Task statement »
Repeat everything from the first line of the listing below through the line that contains "y_ticks = [0, 5, 10, 15, 20, 25, 30, 35]", exactly. Leave out pictures.

--- START Collected data ---

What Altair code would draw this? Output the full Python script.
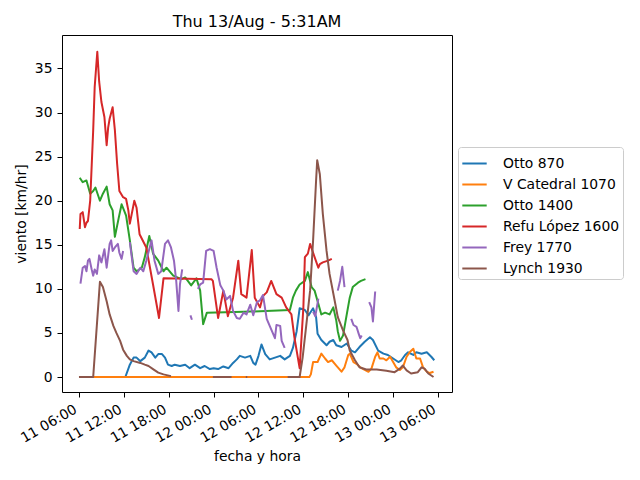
import altair as alt
import pandas as pd

series_names = ["Otto 870", "V Catedral 1070", "Otto 1400", "Refu López 1600", "Frey 1770", "Lynch 1930"]
series_colors = ["#1f77b4", "#ff7f0e", "#2ca02c", "#d62728", "#9467bd", "#8c564b"]
tick_hours = [0, 6, 12, 18, 24, 30, 36, 42, 48]
tick_labels = ["11 06:00", "11 12:00", "11 18:00", "12 00:00", "12 06:00",
               "12 12:00", "12 18:00", "13 00:00", "13 06:00"]
y_ticks = [0, 5, 10, 15, 20, 25, 30, 35]

# hours since 11/Aug 06:00, wind in km/h; None marks a gap in the record
otto870_h = [6.2, 6.8, 7.3, 7.7, 8.2, 8.8, 9.3, 9.7, 10.2, 10.6, 11.1, 11.5, 11.9, 12.4, 12.8,
             13.5, 14.2, 14.8, 15.5, 16.2, 16.8, 17.5, 18.0, 18.6, 19.3, 20.0, 20.6, 21.1, 21.5,
             22.2, 22.9, 23.3, 23.6, 24.0, 24.4, 24.9, 25.5, 26.2, 26.9, 27.5, 28.2, 28.6, 29.1,
             29.5, 30.2, 30.7, 31.3, 31.7, 31.9, 32.4, 33.1, 33.5, 34.0, 34.4, 35.1, 35.8, 36.4,
             36.9, 37.5, 38.2, 38.9, 39.3, 40.0, 40.7, 41.3, 42.0, 42.7, 43.1, 43.6, 44.0, 44.7,
             45.1, 45.8, 46.5, 47.1, 47.5]
otto870_v = [0.0, 1.4, 2.2, 2.2, 1.8, 2.2, 3.0, 2.8, 2.2, 2.6, 2.6, 2.2, 1.4, 1.25, 1.4,
             1.25, 1.4, 1.0, 1.4, 1.0, 1.25, 0.9, 1.0, 0.9, 1.2, 1.0, 1.6, 2.0, 2.4,
             2.2, 2.4, 1.6, 1.4, 2.4, 3.7, 2.6, 2.0, 2.2, 2.4, 2.0, 2.4, 3.3, 5.2,
             7.8, 7.6, 7.0, 7.8, 6.8, 4.9, 4.2, 3.6, 4.0, 4.2, 3.6, 3.4, 3.8, 3.0,
             2.8, 3.4, 4.0, 4.5, 4.2, 3.0, 2.65, 2.5, 2.1, 1.7, 1.9, 2.5, 2.8, 2.5,
             2.8, 2.65, 2.8, 2.3, 1.9]

vcatedral_h = [0.0, 30.8, 31.0, 31.3, 31.9, 32.4, 32.9, 33.3, 33.8, 34.4, 35.1, 35.5, 36.0, 36.2,
               36.7, 37.1, 37.6, 38.2, 38.7, 39.1, 39.6, 39.9, 40.2, 40.7, 41.1, 41.6, 42.0, 42.4,
               42.9, 43.3, 43.8, 44.2, 44.7, 45.1, 45.6, 46.0, 46.5, 46.9, 47.4]
vcatedral_v = [0.0, 0.0, 0.3, 1.7, 1.7, 2.65, 2.1, 1.7, 1.9, 1.3, 0.6, 1.1, 2.5, 2.65,
               1.7, 1.5, 1.1, 0.8, 0.6, 0.95, 2.3, 2.8, 2.1, 2.1, 1.9, 2.3, 1.7, 1.1,
               0.8, 1.1, 2.3, 2.8, 3.2, 2.1, 2.1, 1.1, 0.6, 0.45, 0.6]

otto1400_h = [0.1, 0.5, 1.0, 1.5, 1.9, 2.2, 2.8, 3.2, 3.7, 4.1, 4.5, 4.8, 5.3, 5.7, 6.3, 6.8,
              7.3, 7.7, 8.4, 8.8, 9.4, 9.9, 10.6, 11.3, 11.7, 12.6, 13.7, 14.2, 15.0, 15.7,
              16.2, 16.6, 17.1, 22.0, 28.2, 28.6, 29.0, 29.5, 30.2, 30.6, 31.1, 31.5, 32.0,
              32.4, 32.9, 33.5, 34.0, 34.4, 34.6, 34.9, 35.3, 35.8, 36.2, 36.6, 37.3, 37.7, 38.3]
otto1400_v = [22.6, 22.1, 22.3, 20.8, 21.1, 21.5, 20.0, 20.8, 21.6, 19.6, 18.9, 15.9, 18.0, 19.6, 18.3, 15.5,
              12.4, 12.0, 12.4, 13.6, 16.0, 14.0, 13.2, 12.0, 12.4, 11.5, 11.1, 11.3, 10.4, 11.2,
              9.8, 6.0, 7.3, 7.4, 7.6, 9.0, 9.8, 10.5, 10.9, 11.9, 10.2, 9.8, 8.3,
              7.1, 7.3, 7.1, 7.9, 6.4, 5.2, 4.1, 4.7, 7.1, 9.0, 10.2, 10.7, 10.9, 11.1]

refu_h = [0.1, 0.2, 0.5, 0.8, 1.0, 1.2, 1.5, 1.9, 2.1, 2.45, 2.7, 3.0, 3.4, 3.7, 3.9, 4.1, 4.5,
          4.8, 5.1, 5.4, 5.9, 6.3, 6.6, 6.8, 7.4, 7.7, 8.1, 9.0, 9.9, 10.7, 11.3, 17.7, 17.9,
          18.6, 19.3, 19.9, 20.6, 21.3, 21.7, 22.4, 23.1, 23.5, 24.2, 24.6, 25.1, 25.7, 26.4,
          27.1, 27.7, 28.4, 28.8, 29.5, 30.0, 30.2, 30.6, 30.9, 31.5, 32.0, 32.2, 32.6, 33.3, 33.8]
refu_v = [16.8, 18.5, 18.7, 17.0, 17.5, 17.7, 20.0, 28.0, 32.9, 36.9, 33.5, 31.2, 29.5, 26.3, 28.3, 29.3, 30.6,
          28.0, 24.2, 21.1, 20.4, 20.2, 18.9, 17.4, 20.0, 19.2, 16.2, 14.7, 10.5, 6.7, 11.2, 11.1, 10.9,
          6.7, 9.8, 6.9, 9.0, 13.2, 9.4, 9.0, 14.4, 9.0, 7.9, 9.2, 9.6, 10.9, 9.4,
          9.0, 7.9, 7.1, 4.5, 1.0, 7.9, 13.6, 14.0, 15.1, 13.6, 12.4, 12.8, 13.0, 13.2, 13.4]

frey_h = [0.2, 0.5, 0.8, 1.0, 1.2, 1.4, 1.7, 1.9, 2.1, 2.4, 2.7, 3.0, 3.4, 3.7, 4.1, 4.3, 4.5,
          4.8, 5.2, 5.4, 5.7, 5.9, None,
          6.8, 7.3, 7.7, 8.2, 8.6, 9.0, 9.7, 10.1, 10.6, 11.0, 11.5, 11.9, 12.3, 12.7, 13.0,
          13.3, 13.5, 13.8, None,
          14.9, 15.1, None,
          15.9, 16.2, 16.6, 17.0, 17.5, 18.0, 18.4, 18.9, 19.3, 19.7, 20.2, 20.6, 21.1, 21.5,
          22.0, 22.4, 22.9, 23.3, 23.8, 24.2, 24.6, 25.1, 25.5, 26.2, 26.4, 26.9, 27.1, 27.5, None,
          31.3, 31.6, 32.0, None,
          34.6, 34.9, 35.2, 35.5, None,
          36.4, 36.7, 37.1, 37.4, 37.6, 37.8, None,
          38.8, 39.1, 39.3, 39.6]
frey_v = [10.6, 12.4, 12.6, 12.0, 13.2, 13.4, 12.2, 11.5, 12.2, 11.7, 13.8, 13.0, 14.5, 12.4, 15.1, 15.5, 14.3,
          14.7, 15.1, 14.1, 13.4, 14.3, None,
          15.3, 12.0, 11.7, 12.4, 12.0, 13.2, 15.5, 13.2, 11.7, 12.0, 15.1, 15.5, 14.7, 13.2, 10.9,
          7.5, 10.5, 12.2, None,
          7.0, 6.5, None,
          10.0, 10.5, 10.7, 14.3, 14.5, 14.3, 12.4, 10.4, 9.8, 8.8, 9.2, 7.5, 6.7, 6.6,
          7.3, 7.1, 8.2, 7.0, 8.5, 8.7, 9.3, 6.6, 5.8, 4.4, 5.9, 5.8, 4.1, 3.3, None,
          7.4, 6.9, 8.9, None,
          9.8, 10.9, 12.5, 10.2, None,
          6.6, 5.9, 5.7, 4.9, 4.4, 4.7, None,
          8.5, 7.9, 6.3, 9.7]

lynch_h = [0.0, 1.9, 2.8, 3.2, 3.7, 4.1, 4.6, 5.0, 5.5, 5.9, 6.4, 6.8, 7.3, 8.2, 8.8, 9.3,
           9.9, 10.6, 11.3, 12.3, None,
           17.9, 20.4, None,
           22.3, 22.5, None,
           27.9, 29.5, 29.9, 30.3, 30.9, 31.3, 31.7, 31.85, 32.2, 32.6, 33.1, 33.5, 34.2, 34.6,
           35.3, 35.9, 36.2, 36.9, 37.5, 38.4, 39.8, 41.1, 42.2, 42.9, 43.3, 43.8, 44.4, 45.3,
           45.8, 46.2, 46.7, 47.4]
lynch_v = [0.0, 0.0, 10.8, 10.2, 8.6, 7.1, 5.8, 5.0, 4.1, 3.1, 2.4, 2.0, 1.8, 1.6, 1.4, 1.25,
           0.9, 0.5, 0.3, 0.1, None,
           0.0, 0.0, None,
           0.0, 0.0, None,
           0.0, 0.0, 2.2, 5.2, 9.8, 15.5, 22.3, 24.6, 23.0, 18.5, 14.3, 11.7, 8.6, 6.8,
           5.3, 4.2, 3.0, 1.9, 1.1, 0.85, 0.85, 0.7, 0.55, 0.95, 1.3, 0.75, 0.4, 0.55,
           1.1, 0.95, 0.4, 0.0]

series_data = [(otto870_h, otto870_v), (vcatedral_h, vcatedral_v), (otto1400_h, otto1400_v),
               (refu_h, refu_v), (frey_h, frey_v), (lynch_h, lynch_v)]

rows = []
for name, (hs, vs) in zip(series_names, series_data):
    seg = 0
    for h, v in zip(hs, vs):
        if v is None:
            seg += 1
            continue
        rows.append({"series": name, "seg": f"{name}-{seg}", "h": h, "v": v})
df = pd.DataFrame(rows)

font = "DejaVu Sans"
label_expr = "[" + ",".join(f"'{t}'" for t in tick_labels) + "][round(datum.value/6)]"

x_enc = alt.X("h:Q",
              scale=alt.Scale(domain=[-2.27, 49.87], nice=False, zero=False),
              axis=alt.Axis(values=tick_hours, labelExpr=label_expr, labelAngle=330,
                            labelAlign="right", labelBaseline="top", labelPadding=5,
                            labelOffset=-7, labelOverlap=False, labelBound=False,
                            title="fecha y hora", titlePadding=4),
              title="fecha y hora")
y_enc = alt.Y("v:Q",
              scale=alt.Scale(domain=[-1.7, 38.8], nice=False, zero=False),
              axis=alt.Axis(values=y_ticks, title="viento [km/hr]", titlePadding=6),
              title="viento [km/hr]")
color_enc = alt.Color("series:N",
                      scale=alt.Scale(domain=series_names, range=series_colors),
                      legend=alt.Legend(orient="none", legendX=396, legendY=112, title=None,
                                        symbolType="stroke", symbolSize=595, symbolStrokeWidth=2,
                                        labelFont=font, labelFontSize=13.9, labelColor="black",
                                        labelOffset=15, rowPadding=0, padding=3,
                                        strokeColor="#cccccc", fillColor="white", cornerRadius=3))

layers = []
for name in series_names:
    layers.append(
        alt.Chart(df)
        .transform_filter(alt.FieldEqualPredicate(field="series", equal=name))
        .mark_line(strokeWidth=2, strokeJoin="round")
        .encode(x=x_enc, y=y_enc, color=color_enc, detail="seg:N")
    )

chart = (
    alt.layer(*layers)
    .properties(
        width=390, height=357,
        title=alt.TitleParams("Thu 13/Aug - 5:31AM", font=font, fontSize=16, fontWeight="normal",
                              color="black", anchor="middle", offset=5),
        autosize=alt.AutoSizeParams(type="none"),
        padding={"left": 54, "top": 27, "right": 178, "bottom": 78},
    )
    .configure_view(stroke="black", strokeWidth=1)
    .configure_axis(domain=False, grid=False, tickColor="black", tickSize=5, tickWidth=1,
                    labelFont=font, labelFontSize=13.9, labelColor="black",
                    titleFont=font, titleFontSize=13.9, titleFontWeight="normal", titleColor="black")
    .configure_axisY(labelPadding=5)
)

chart.save("out.html", embed_options={"renderer": "svg", "actions": False})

--- END Collected data ---

Answer below »
What Altair code would draw this? Output the full Python script.
import altair as alt
import pandas as pd

series_names = ["Otto 870", "V Catedral 1070", "Otto 1400", "Refu López 1600", "Frey 1770", "Lynch 1930"]
series_colors = ["#1f77b4", "#ff7f0e", "#2ca02c", "#d62728", "#9467bd", "#8c564b"]
tick_hours = [0, 6, 12, 18, 24, 30, 36, 42, 48]
tick_labels = ["11 06:00", "11 12:00", "11 18:00", "12 00:00", "12 06:00",
               "12 12:00", "12 18:00", "13 00:00", "13 06:00"]
y_ticks = [0, 5, 10, 15, 20, 25, 30, 35]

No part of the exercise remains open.